The real world sometimes has no solutions
There’s no doubt the world we live in seems crazy sometimes. As individuals, human beings are filled with conflicting thoughts, beliefs, and ideas. As a society, groups of individuals also have conflicting thoughts and ideas. What seems like a perfectly logical or necessary course of action to one person might be completely abhorrent to another. Oftentimes, it’s frustrating or even offensive to another to argue your point. I believe most of us simply try to live our lives as quietly as possible, rolling with the punches as best we can and making small differences where possible.
Not everyone has the power or the voice to make those small differences though, but I’ve found that writing fantasy provides a way to do so. If our fantasies are a distorted reflection of our reality, then the problems of reality come along equally distorted.
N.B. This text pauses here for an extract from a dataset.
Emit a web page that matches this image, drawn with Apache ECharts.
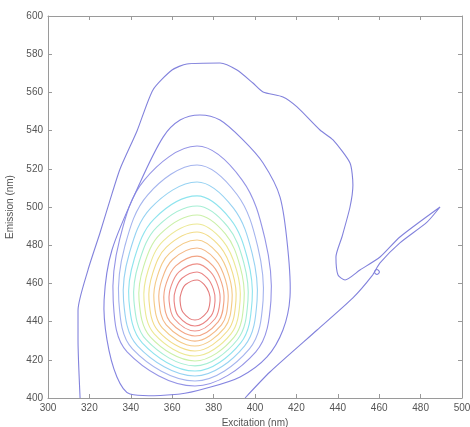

In my experience, writing about fantasy worlds allows me to explore solutions to the very real problems around me, which in turn, allows my readers a chance to explore my point-of-view.
Possibilities and dreams
Along the same thread, fantasy writing allows my readers to explore the possibilities of the real world. Of course, anything is possible, but maybe not probable. That’s where dreams come in. Dreams are like automatic imagination, and imagination is fuel for fantasy writing. When I’m writing about one of my worlds, where healing can be done with a single touch or skills are transferrable through inanimate objects, I’m not only exploring possibilities in our own world. These are my dreams of a world not brought into reality…yet.
Which brings me to my final reason for writing fantasy…
It is real
Specifically, it’s real to me. I write fantasy because the stories I weave are as real to me as the trees around me, the roof over my head, and the family supporting me. I learned early on in my life that the reality of my stories were transferable to others. By writing down my ideas and sharing my words, my readers can find that same reality. Is that insanity? No. But it might be a little crazy, though no crazier than anything else.
In the end, King had it mostly right. We write to enrich the lives of our readers as well as ourselves. For me, writing fantasy is a little more than that. It’s about sharing my imagination, realizing the possibilities or our small world, and dreaming of the extraordinary. I can only hope my readers feel the same.